Did you know that when babies are born they already have 20 teeth? These teeth are already formed and sitting just below the gumline. When your baby is around six months old, these teeth begin to emerge, starting with the lower front incisors.
You don’t need to wait until all 20 teeth have erupted before focusing on their oral health. At The Woodlands Dental Group in The Woodlands, Texas, David Epstein, DDS, and Nikita Vakil, DMD, are proud to offer family dentistry for all your family members, including the littlest ones.
Start from the beginning
Oral hygiene refers to all parts of the oral cavity, not just the teeth. This means that you can improve your baby’s oral health even before their pearly whites pop up.
Clean your baby’s gums
Take a damp baby washcloth and wipe your baby’s gums after feeding. This will help remove some of the sugar from the milk or formula.
Avoid “bottle rot”
Avoid sending your baby to bed with a bottle. If your baby falls asleep drinking milk, the milk can pool. This can allow sugar to sit on your baby’s teeth.

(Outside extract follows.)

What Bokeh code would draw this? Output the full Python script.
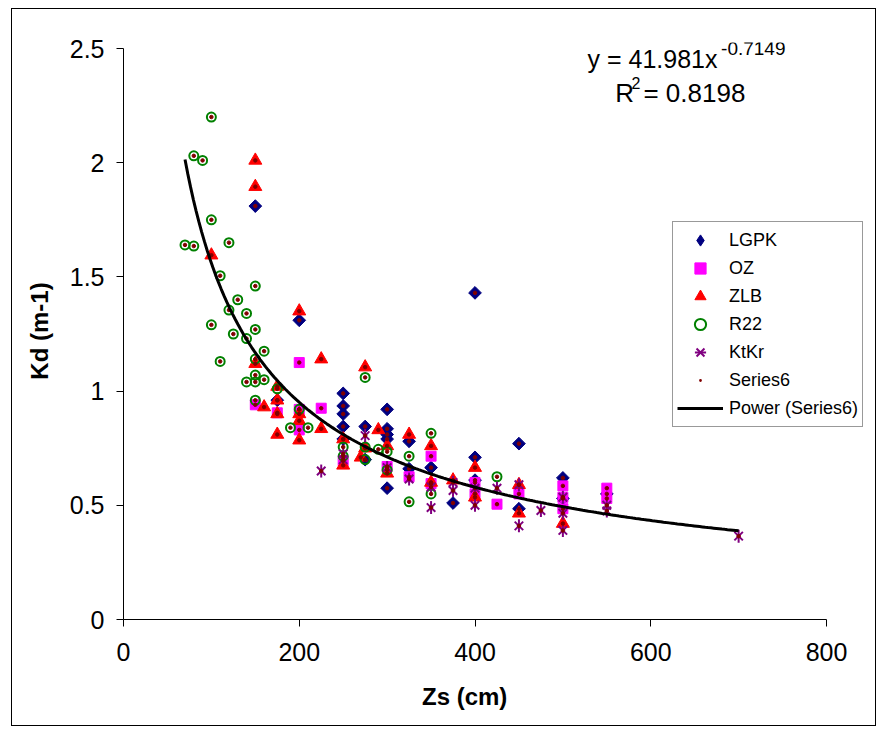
import numpy as np
from bokeh.plotting import figure
from bokeh.models import Legend, LegendItem, Label, FixedTicker
from bokeh.embed import file_html
from bokeh.resources import INLINE

# ---------------- data ----------------
lgpk_x = [150, 200, 400, 250, 250, 250, 250, 250, 275, 275, 300, 300, 300, 300, 300,
          325, 325, 350, 375, 400, 400, 450, 450, 500, 500, 175, 550]
lgpk_y = [1.81, 1.31, 1.43, 0.99, 0.935, 0.90, 0.845, 0.79, 0.845, 0.70, 0.92, 0.835, 0.81, 0.79, 0.575,
          0.78, 0.66, 0.665, 0.51, 0.71, 0.61, 0.77, 0.485, 0.62, 0.53, 0.96, 0.55]

oz_x = [200, 150, 175, 200, 200, 225, 250, 300, 325, 350, 350, 400, 400, 425, 450,
        500, 500, 500, 550, 550]
oz_y = [1.125, 0.94, 0.905, 0.92, 0.83, 0.925, 0.695, 0.67, 0.625, 0.715, 0.595, 0.60, 0.55, 0.505, 0.55,
        0.585, 0.535, 0.485, 0.575, 0.53]

zlb_x = [150, 150, 100, 200, 225, 275, 150, 160, 175, 175, 175, 175, 200, 200, 200, 225,
         250, 250, 270, 275, 290, 300, 300, 325, 350, 350, 375, 400, 400, 450, 450, 500]
zlb_y = [2.01, 1.895, 1.595, 1.35, 1.14, 1.105, 1.12, 0.93, 1.02, 0.96, 0.90, 0.81, 0.90, 0.87, 0.785, 0.835,
         0.79, 0.675, 0.71, 0.75, 0.83, 0.76, 0.64, 0.81, 0.76, 0.60, 0.61, 0.665, 0.535, 0.59, 0.465, 0.42]

r22_x = [100, 80, 90, 100, 70, 80, 120, 110, 150, 130, 120, 140, 100, 125, 150, 140, 160, 110,
         150, 150, 140, 150, 160, 175, 150, 200, 190, 210, 275, 250, 250, 275, 275, 290, 300, 300,
         325, 325, 350, 350, 425]
r22_y = [2.2, 2.03, 2.01, 1.75, 1.64, 1.635, 1.65, 1.505, 1.46, 1.40, 1.355, 1.34, 1.29, 1.25, 1.27, 1.23, 1.175, 1.13,
         1.14, 1.07, 1.04, 1.04, 1.05, 1.01, 0.96, 0.92, 0.84, 0.84, 1.06, 0.755, 0.715, 0.755, 0.70, 0.745, 0.735, 0.655,
         0.715, 0.515, 0.815, 0.55, 0.625]

ktkr_x = [225, 250, 250, 275, 300, 325, 350, 350, 375, 375, 400, 400, 425, 450, 450, 475,
          500, 500, 500, 550, 550, 700]
ktkr_y = [0.65, 0.725, 0.70, 0.805, 0.665, 0.615, 0.58, 0.49, 0.565, 0.60, 0.50, 0.575, 0.575, 0.59, 0.41, 0.477,
          0.535, 0.465, 0.39, 0.50, 0.475, 0.365]

# Series6 holds all points together
series6_x = lgpk_x + oz_x + zlb_x + r22_x + ktkr_x
series6_y = lgpk_y + oz_y + zlb_y + r22_y + ktkr_y

# power trendline fitted on Series6 (coefficients as printed on the chart)
fit_a = 41.981
fit_b = -0.7149
fit_r2 = 0.8198

x_ticks = [0, 200, 400, 600, 800]
x_tick_labels = ["0", "200", "400", "600", "800"]
y_ticks = [0, 0.5, 1, 1.5, 2, 2.5]
y_tick_labels = ["0", "0.5", "1", "1.5", "2", "2.5"]

FONT = "Liberation Sans"

# frame extends a little past the axes so the legend and the equation are not clipped
x_end = 800 * (872 - 123) / (826 - 123)
y_end = 2.5 * (619 - 42) / (619 - 48)

p = figure(width=865, height=718, output_backend="svg", toolbar_location=None,
           x_range=(0, x_end), y_range=(0, y_end),
           min_border_left=111, min_border_right=5, min_border_top=33, min_border_bottom=108)
p.styles = {"border": "1px solid black", "margin-left": "11px", "margin-top": "8px"}
p.xgrid.visible = False
p.ygrid.visible = False
p.outline_line_color = None
p.background_fill_color = "white"
p.border_fill_color = "white"

r1 = p.scatter(lgpk_x, lgpk_y, marker="square", size=9, angle=np.pi / 4,
               fill_color="#000080", line_color="#000080")
r2 = p.scatter(oz_x, oz_y, marker="square", size=10, fill_color="#FF00FF", line_color="#FF00FF")
r3 = p.scatter(zlb_x, zlb_y, marker="triangle", size=13, fill_color="#FF0000", line_color="#FF0000")
r4 = p.scatter(r22_x, r22_y, marker="circle", size=9, fill_color=None, line_color="#008000", line_width=2)
r5a = p.scatter(ktkr_x, ktkr_y, marker="x", size=12, line_color="#800080", line_width=2)
r5b = p.scatter(ktkr_x, ktkr_y, marker="dash", size=13, angle=np.pi / 2, line_color="#800080", line_width=2)
r6 = p.scatter(series6_x, series6_y, marker="circle", size=3.5, fill_color="#800000", line_color="#800000")

fx = np.linspace(min(series6_x), max(series6_x), 200)
fy = fit_a * fx ** fit_b
r7 = p.line(fx, fy, line_color="black", line_width=3)

# legend-only glyphs: one point placed off the visible ranges
off = dict(x=[-1000], y=[-1000])
l1 = p.scatter(marker="diamond", fill_color="#000080", line_color="#000080", **off)
l2 = p.scatter(marker="square", fill_color="#FF00FF", line_color="#FF00FF", **off)
l3 = p.scatter(marker="triangle", fill_color="#FF0000", line_color="#FF0000", **off)
l4 = p.scatter(marker="circle", fill_color=None, line_color="#008000", line_width=2, **off)
l5a = p.scatter(marker="x", line_color="#800080", line_width=2, **off)
l5b = p.scatter(marker="dash", angle=np.pi / 2, line_color="#800080", line_width=2, **off)
l6 = p.scatter(marker="dot", fill_color="#800000", line_color="#800000", **off)

# axes
for ax in (p.xaxis[0], p.yaxis[0]):
    ax.major_label_text_font = FONT
    ax.major_label_text_font_size = "25px"
    ax.major_label_text_color = "black"
    ax.axis_label_text_font = FONT
    ax.axis_label_text_font_size = "24px"
    ax.axis_label_text_font_style = "bold"
    ax.axis_label_text_color = "black"
    ax.minor_tick_line_color = None
    ax.major_tick_in = 0
    ax.major_tick_out = 7
    ax.axis_line_color = "black"
    ax.major_tick_line_color = "black"

p.xaxis.bounds = (0, 800)
p.yaxis.bounds = (0, 2.5)
p.xaxis.ticker = FixedTicker(ticks=x_ticks)
p.xaxis.major_label_overrides = {t: l for t, l in zip(x_ticks, x_tick_labels)}
p.yaxis.ticker = FixedTicker(ticks=y_ticks)
p.yaxis.major_label_overrides = {t: l for t, l in zip(y_ticks, y_tick_labels)}
# trailing no-break spaces pull the centred label back under the 0..800 part of the axis
p.xaxis.axis_label = "Zs (cm)" + "\u00a0" * 10
p.yaxis.axis_label = "Kd (m-1)"
p.xaxis.major_label_standoff = 16
p.yaxis.major_label_standoff = 12
p.xaxis.axis_label_standoff = 19
p.yaxis.axis_label_standoff = 14

# legend
legend = Legend(items=[
    LegendItem(label="LGPK", renderers=[l1]),
    LegendItem(label="OZ", renderers=[l2]),
    LegendItem(label="ZLB", renderers=[l3]),
    LegendItem(label="R22", renderers=[l4]),
    LegendItem(label="KtKr", renderers=[l5a, l5b]),
    LegendItem(label="Series6", renderers=[l6]),
    LegendItem(label="Power (Series6)", renderers=[r7]),
], location=(549, 192))
legend.label_text_font = FONT
legend.label_text_font_size = "18px"
legend.label_text_color = "black"
legend.glyph_width = 46
legend.glyph_height = 28
legend.label_height = 28
legend.spacing = 0
legend.padding = 4
legend.margin = 0
legend.label_standoff = 6
legend.border_line_color = "#333333"
legend.border_line_width = 1
legend.background_fill_color = "white"
legend.background_fill_alpha = 1
p.add_layout(legend)

# equation annotation
dy = 0.038
p.add_layout(Label(x=528, y=2.417 + dy, text="y = 41.981x", text_font=FONT, text_font_size="25px",
                   text_baseline="alphabetic", text_color="black"))
p.add_layout(Label(x=680, y=2.46 + dy, text=f"{fit_b}", text_font=FONT, text_font_size="19px",
                   text_baseline="alphabetic", text_color="black"))
p.add_layout(Label(x=559.7, y=2.265 + dy, text="R", text_font=FONT, text_font_size="26px",
                   text_baseline="alphabetic", text_color="black"))
p.add_layout(Label(x=578, y=2.309 + dy, text="2", text_font=FONT, text_font_size="16px",
                   text_baseline="alphabetic", text_color="black"))
p.add_layout(Label(x=591.7, y=2.265 + dy, text=f"= {fit_r2}", text_font=FONT, text_font_size="26px",
                   text_baseline="alphabetic", text_color="black"))

open("out.html", "w").write(file_html(p, INLINE))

Offer comfort during teething
Offer teething rings or chilled teethers when your baby is showing signs of teething. Signs can include drooling, fussiness, and excessive chewing.
These forms of dental care may seem simple, but they are some of the best ways to promote oral health from an early age.
Use the right tools
Part of good dental care means using the right tools.
Choose the right toothbrush size. Sizes come in infant, toddler, and child.
Before 2014, most parents were advised to use fluoride-free toothpaste until age 2. Now the American Academy of Pediatrics suggests using a smear of fluoride toothpaste when teeth emerge. A “smear” is the size of a grain of rice.
As soon as two teeth touch, you can floss your child’s teeth. Preflossed flossers might make the job easier.
You should be in charge of brushing and flossing until your child can take over the job responsibly. Depending on the child, you might need to supervise until they’re age 8 or so.
Model good oral hygiene
In addition to providing the right tools and encouraging good habits, you can improve your child's oral health by modeling good habits yourself. When children see that oral care is a part of the everyday routine, they’ll be more likely to keep up with their own oral care habits.
You can model good oral hygiene by brushing twice a day, flossing daily, using mouthwash, avoiding bad oral habits ― such as chewing on pens ― and staying consistent with your regular dental checkups.
It’s never too early for dental exams
The American Dental Association recommends routine dental exams twice yearly for adults and children. The earlier you start dental exams for your child, the more accepting they’ll be as time goes on. They’ll learn that dental exams are important, safe, and maybe even fun. Furthermore, early exams will help us spot any potential red flags before they snowball into a bigger issue.